Operation Mincemeat presents one of the most bizarre premises for a musical, and certainly a wholly odd choice of subject matter for a comedy. Blend the two together and add a British sensibility tackling one of the most decisive if lunatic decisions that changed the course of World War II and you have…a successful Broadway show?
No way.
Sure, it was a huge hit on the West End, after bowing at the 80-seat New Diorama Theatre in Camden and spending 6-years along the London theatrical fringes culminating with winning last year’s Olivier Award for Best Musical. But it could never work stateside, right?
Never.
And the ensemble consists of just five actors playing 87 different roles, most of the time, reverse gender. That couldn’t work in 2025, right?
Well, wrong.
All the madness comes together rather spectacularly in a show that proves that crazy-crackers outside-the-box creative ideas can beat the Nazis and can also make for a truly terrific and sometimes sublime theatrical experience.
‘Operation Mincemeat,’ the actual secret mission, was a ploy to trick Hitler into thinking that the Allies were going to land in Sardinia instead of actually invading Sicily in 1943. MI5 needed to come up with a plan to deceive the Axis so they would deploy their 100,000 troops (or most of them) to Sardinia, leaving the beaches of Sicily vulnerable to a takeover. It would prove to be one of the most decisive moments in the European campaign. And the way the Brits went about the deception is the stuff of legend. Suffice to say, it involved a poisoned vagabond corpse, falsified documents including a love letter from a nonexistent girlfriend and a briefcase with false invasion plans. The stuff of riotous musical comedy, yes?
Yes!

I’ve been intrigued by the actual Operation Mincemeat since I saw the excellent Netflix thriller starring Colin Firth and directed by John Madden in 2021. The story was also told onscreen in the 1956 Ronald Neame British film with Clifton Webb and Gloria Grahame. Now, we have another version of the story!
The team behind this insanity is the comedy troupe, SpitLip, comprised of David Cumming, Felix Hagan, Natasha Hodgson and Zoë Roberts. They wrote the book, music and lyrics. Robert Hastie directs with breakneck speed and precision.

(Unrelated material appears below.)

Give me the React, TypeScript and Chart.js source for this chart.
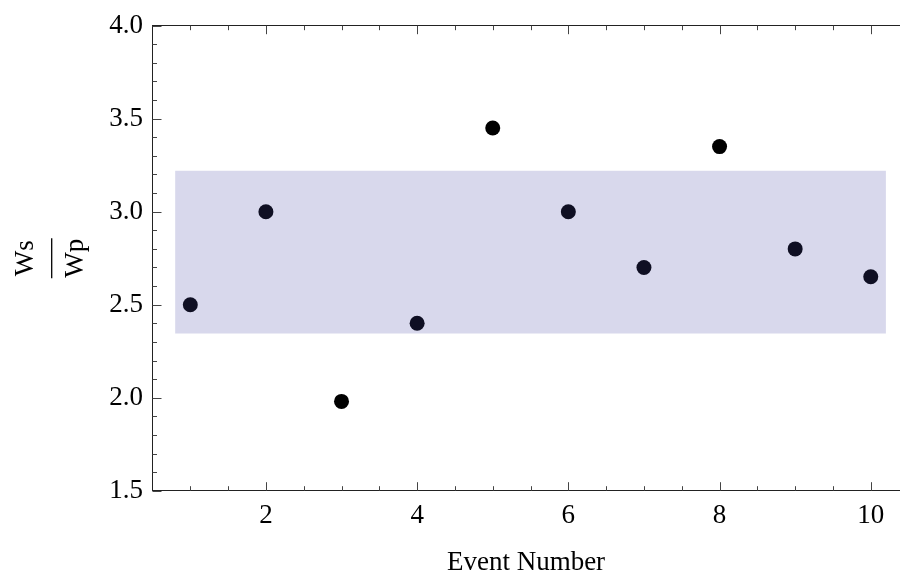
import React, { useEffect, useRef } from "react";
import { Chart, registerables } from "chart.js";

Chart.register(...registerables);

// ---- data ----
const events = [1, 2, 3, 4, 5, 6, 7, 8, 9, 10];
const ratios = [2.5, 3.0, 1.98, 2.4, 3.45, 3.0, 2.7, 3.35, 2.8, 2.65];
const bandLow = 2.345;
const bandHigh = 3.22;
const bandStart = 0.8;
const bandEnd = 10.2;
const xMajorTicks = [2, 4, 6, 8, 10];
const xMinorTicks = [1, 1.5, 2.5, 3, 3.5, 4.5, 5, 5.5, 6.5, 7, 7.5, 8.5, 9, 9.5, 10.5];
const yMajorTicks = [1.5, 2.0, 2.5, 3.0, 3.5, 4.0];
const xTitle = "Event Number";
const yNumerator = "Ws";
const yDenominator = "Wp";

const FONT = "'Liberation Serif', 'Times New Roman', serif";

const bandPlugin = {
  id: "band",
  afterDatasetsDraw(chart: any) {
    const { ctx, scales } = chart;
    const x = scales.x;
    const y = scales.y;
    const x0 = x.getPixelForValue(bandStart);
    const x1 = x.getPixelForValue(bandEnd);
    const y0 = y.getPixelForValue(bandHigh);
    const y1 = y.getPixelForValue(bandLow);
    ctx.save();
    ctx.fillStyle = "rgba(72,72,165,0.21)";
    ctx.fillRect(x0, y0, x1 - x0, y1 - y0);
    ctx.restore();
  },
};

const framePlugin = {
  id: "frameTicks",
  afterDraw(chart: any) {
    const { ctx, chartArea, scales } = chart;
    const { left, right, top, bottom } = chartArea;
    const x = scales.x;
    const y = scales.y;
    ctx.save();
    ctx.strokeStyle = "#444";
    ctx.lineWidth = 1;
    ctx.beginPath();
    const xs = [...xMajorTicks.map((v) => [v, 8.5]), ...xMinorTicks.map((v) => [v, 4.5])];
    for (const [v, len] of xs) {
      const px = Math.round(x.getPixelForValue(v)) + 0.5;
      if (px < left || px > right) continue;
      ctx.moveTo(px, bottom);
      ctx.lineTo(px, bottom - len);
      ctx.moveTo(px, top);
      ctx.lineTo(px, top + len);
    }
    for (let i = 15; i <= 40; i++) {
      const v = i / 10;
      const isMajor = i % 5 === 0;
      const len = isMajor ? 9 : 4.5;
      const py = Math.round(y.getPixelForValue(v)) + 0.5;
      if (py < top - 1 || py > bottom + 1) continue;
      ctx.moveTo(left, py);
      ctx.lineTo(left + len, py);
    }
    ctx.stroke();

    // y-axis fraction title
    const cx = 51.7;
    const cy = (top + bottom) / 2;
    ctx.translate(cx, cy);
    ctx.rotate(-Math.PI / 2);
    ctx.fillStyle = "#000";
    ctx.font = `27px ${FONT}`;
    ctx.textAlign = "center";
    ctx.textBaseline = "alphabetic";
    ctx.fillText(yNumerator, 0, -18.4);
    ctx.fillText(yDenominator, 0, 31.6);
    ctx.strokeStyle = "#000";
    ctx.lineWidth = 1.3;
    ctx.beginPath();
    ctx.moveTo(-20, 0);
    ctx.lineTo(20, 0);
    ctx.stroke();
    ctx.restore();
  },
};

export default function App() {
  const canvasRef = useRef<HTMLCanvasElement | null>(null);

  useEffect(() => {
    document.body.style.margin = "0";
    const canvas = canvasRef.current;
    if (!canvas) return;
    Chart.defaults.font.family = FONT;
    Chart.defaults.font.size = 27;
    Chart.defaults.color = "#000";

    const chart = new Chart(canvas, {
      type: "scatter",
      data: {
        datasets: [
          {
            data: events.map((e, i) => ({ x: e, y: ratios[i] })),
            backgroundColor: "#000",
            borderWidth: 0,
            pointRadius: 7.5,
            pointHoverRadius: 7.5,
          },
        ],
      },
      options: {
        animation: false,
        responsive: true,
        maintainAspectRatio: false,
        layout: { padding: { left: 0, right: 0, top: 18.2, bottom: 0 } },
        plugins: { legend: { display: false }, tooltip: { enabled: false } },
        scales: {
          x: {
            type: "linear",
            position: "bottom",
            min: 0.5,
            max: 10.38,
            afterBuildTicks: (scale: any) => {
              scale.ticks = xMajorTicks.map((value) => ({ value }));
            },
            afterFit: (scale: any) => {
              scale.height = 90.3;
            },
            ticks: { padding: 9, maxRotation: 0, autoSkip: false, font: { size: 27, family: FONT } },
            grid: { drawOnChartArea: false, drawTicks: false },
            border: { display: true, color: "#222", width: 1 },
            title: {
              display: true,
              text: xTitle,
              font: { size: 27, family: FONT },
              padding: { top: 0, bottom: 2 },
            },
          },
          x2: {
            type: "linear",
            position: "top",
            min: 0.5,
            max: 10.38,
            afterFit: (scale: any) => {
              scale.height = 0;
            },
            ticks: { display: false },
            grid: { drawOnChartArea: false, drawTicks: false },
            border: { display: true, color: "#222", width: 1 },
          },
          y: {
            type: "linear",
            position: "left",
            min: 1.5,
            max: 4.0,
            afterBuildTicks: (scale: any) => {
              scale.ticks = yMajorTicks.map((value) => ({ value }));
            },
            afterFit: (scale: any) => {
              scale.width = 152.5;
            },
            ticks: {
              padding: 9.5,
              font: { size: 27, family: FONT },
              callback: (v: any) => Number(v).toFixed(1),
            },
            grid: { drawOnChartArea: false, drawTicks: false },
            border: { display: true, color: "#222", width: 1 },
          },
        },
      },
      plugins: [bandPlugin, framePlugin],
    });
    return () => chart.destroy();
  }, []);

  return (
    <div style={{ position: "relative", width: "907px", height: "581px" }}>
      <canvas ref={canvasRef} />
    </div>
  );
}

The ensemble, all reprising their West End roles are David Cumming, Claire-Marie Hall, Natasha Hodgson, Olivier Award-winner Jak Malone and Zoë Roberts. All are uniformly splendid.
Malone has a song in Act One,” Dear Bill,” that literally stops the show, as Hester Leggat, an administrative assistant who never married and usually keeps a stiff upper lip. But the song reveals an entire life she’s kept hidden. It’s a stunning moment and may well score Malone a Tony.

The production manages a careful blend of wacky satire and patriotism, not an easy feat and is often reminiscent of Mel Brooks’s “The Producers.”
Sure, not all the songs are memorable, but plenty are. Also, much like with Hamilton, I felt Act 2 is stronger than Act 1–yes, I know that’s heresy and I’m probably in a minority.
The trick the show masterfully succeeds at is keeping things moving with uproarious moments while educating the audience on the real events, all the while revealing something deeper, the humanity at play, the fear for the those fighting—to save civilization. The show sets out to prove that the needs of the many do not necessarily outweigh the needs of the few—or the one. That every human being matters.
Another reason this show succeeds so well is that it gets the crapshoot risk Churchill and the MI5 team were taking and how such an outrageous plan may have saved the world. So, we get an outrageous musical that may not save the world, but it will take you away from the world’s troubles for a few hours. And remind you why we should still care about the world and all its inhabitants.
Not surprising, Operation Mincemeat has already extended three times and tickets are now on sale through February 15, 2026!
At the Golden Theatre, 252 W. 45th Street, NYC.